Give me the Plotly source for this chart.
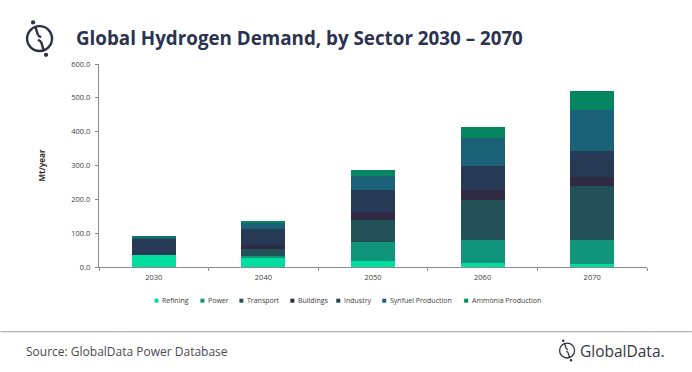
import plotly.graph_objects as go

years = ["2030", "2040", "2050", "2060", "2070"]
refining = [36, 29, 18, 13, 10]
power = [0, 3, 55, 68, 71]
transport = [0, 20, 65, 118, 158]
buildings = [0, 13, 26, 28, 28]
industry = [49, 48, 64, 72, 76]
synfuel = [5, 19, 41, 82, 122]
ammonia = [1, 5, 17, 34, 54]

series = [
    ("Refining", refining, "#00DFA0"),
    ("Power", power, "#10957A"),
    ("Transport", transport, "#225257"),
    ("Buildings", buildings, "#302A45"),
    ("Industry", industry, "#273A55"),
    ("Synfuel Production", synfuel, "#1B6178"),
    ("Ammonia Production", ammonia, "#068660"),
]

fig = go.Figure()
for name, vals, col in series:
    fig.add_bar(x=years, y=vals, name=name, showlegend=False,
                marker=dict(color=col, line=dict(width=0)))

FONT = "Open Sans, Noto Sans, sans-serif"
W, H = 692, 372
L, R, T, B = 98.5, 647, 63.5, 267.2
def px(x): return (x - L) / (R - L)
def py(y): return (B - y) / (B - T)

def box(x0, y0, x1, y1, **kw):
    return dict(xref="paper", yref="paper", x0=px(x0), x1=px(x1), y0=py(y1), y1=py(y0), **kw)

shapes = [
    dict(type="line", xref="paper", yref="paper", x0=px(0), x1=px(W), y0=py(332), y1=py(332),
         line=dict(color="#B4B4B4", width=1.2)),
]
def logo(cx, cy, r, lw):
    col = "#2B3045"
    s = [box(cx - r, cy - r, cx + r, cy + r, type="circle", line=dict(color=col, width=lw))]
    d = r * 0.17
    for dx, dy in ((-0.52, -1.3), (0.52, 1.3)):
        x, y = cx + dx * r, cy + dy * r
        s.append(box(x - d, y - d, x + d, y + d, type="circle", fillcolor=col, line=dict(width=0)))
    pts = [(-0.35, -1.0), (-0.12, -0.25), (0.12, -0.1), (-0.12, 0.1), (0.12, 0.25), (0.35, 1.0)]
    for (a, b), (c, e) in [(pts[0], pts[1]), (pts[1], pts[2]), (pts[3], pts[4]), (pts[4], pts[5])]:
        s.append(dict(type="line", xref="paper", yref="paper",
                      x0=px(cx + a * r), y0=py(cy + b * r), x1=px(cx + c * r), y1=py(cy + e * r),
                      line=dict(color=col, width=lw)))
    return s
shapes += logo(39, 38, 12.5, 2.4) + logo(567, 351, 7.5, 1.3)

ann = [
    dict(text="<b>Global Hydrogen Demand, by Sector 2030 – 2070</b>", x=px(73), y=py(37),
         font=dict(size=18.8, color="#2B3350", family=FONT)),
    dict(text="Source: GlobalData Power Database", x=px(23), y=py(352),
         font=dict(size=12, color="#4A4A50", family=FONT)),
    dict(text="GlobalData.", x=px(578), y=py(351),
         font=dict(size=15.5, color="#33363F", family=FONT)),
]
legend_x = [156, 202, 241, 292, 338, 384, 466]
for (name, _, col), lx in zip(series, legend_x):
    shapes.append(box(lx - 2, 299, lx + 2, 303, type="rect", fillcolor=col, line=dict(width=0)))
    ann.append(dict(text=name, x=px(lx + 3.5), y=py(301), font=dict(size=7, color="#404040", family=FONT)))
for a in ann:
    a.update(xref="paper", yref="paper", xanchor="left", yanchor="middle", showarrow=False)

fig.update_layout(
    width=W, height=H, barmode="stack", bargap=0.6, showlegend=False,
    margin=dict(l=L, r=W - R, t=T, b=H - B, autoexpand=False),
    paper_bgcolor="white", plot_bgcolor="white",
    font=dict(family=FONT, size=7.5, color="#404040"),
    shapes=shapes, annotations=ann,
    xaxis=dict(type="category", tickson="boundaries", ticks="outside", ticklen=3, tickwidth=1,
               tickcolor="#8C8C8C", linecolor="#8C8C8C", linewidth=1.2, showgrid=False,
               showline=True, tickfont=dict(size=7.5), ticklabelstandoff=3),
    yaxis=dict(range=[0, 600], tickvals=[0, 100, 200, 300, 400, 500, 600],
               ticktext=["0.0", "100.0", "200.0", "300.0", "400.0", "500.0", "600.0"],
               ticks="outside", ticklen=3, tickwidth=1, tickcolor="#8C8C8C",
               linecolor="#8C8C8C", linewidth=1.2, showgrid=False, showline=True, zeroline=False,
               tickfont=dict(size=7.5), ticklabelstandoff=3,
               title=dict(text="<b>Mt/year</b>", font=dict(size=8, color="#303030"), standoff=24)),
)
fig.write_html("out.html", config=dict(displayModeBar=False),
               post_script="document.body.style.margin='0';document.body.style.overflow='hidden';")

───

* _REQUIREMENTS_:
Exactly as they appear, print the lines of the listing above from its first line through the line that contains "def py(y): return (B - y) / (B - T)", minus the pictures.

* _SOLUTION_:
Give me the Plotly source for this chart.
import plotly.graph_objects as go

years = ["2030", "2040", "2050", "2060", "2070"]
refining = [36, 29, 18, 13, 10]
power = [0, 3, 55, 68, 71]
transport = [0, 20, 65, 118, 158]
buildings = [0, 13, 26, 28, 28]
industry = [49, 48, 64, 72, 76]
synfuel = [5, 19, 41, 82, 122]
ammonia = [1, 5, 17, 34, 54]

series = [
    ("Refining", refining, "#00DFA0"),
    ("Power", power, "#10957A"),
    ("Transport", transport, "#225257"),
    ("Buildings", buildings, "#302A45"),
    ("Industry", industry, "#273A55"),
    ("Synfuel Production", synfuel, "#1B6178"),
    ("Ammonia Production", ammonia, "#068660"),
]

fig = go.Figure()
for name, vals, col in series:
    fig.add_bar(x=years, y=vals, name=name, showlegend=False,
                marker=dict(color=col, line=dict(width=0)))

FONT = "Open Sans, Noto Sans, sans-serif"
W, H = 692, 372
L, R, T, B = 98.5, 647, 63.5, 267.2
def px(x): return (x - L) / (R - L)
def py(y): return (B - y) / (B - T)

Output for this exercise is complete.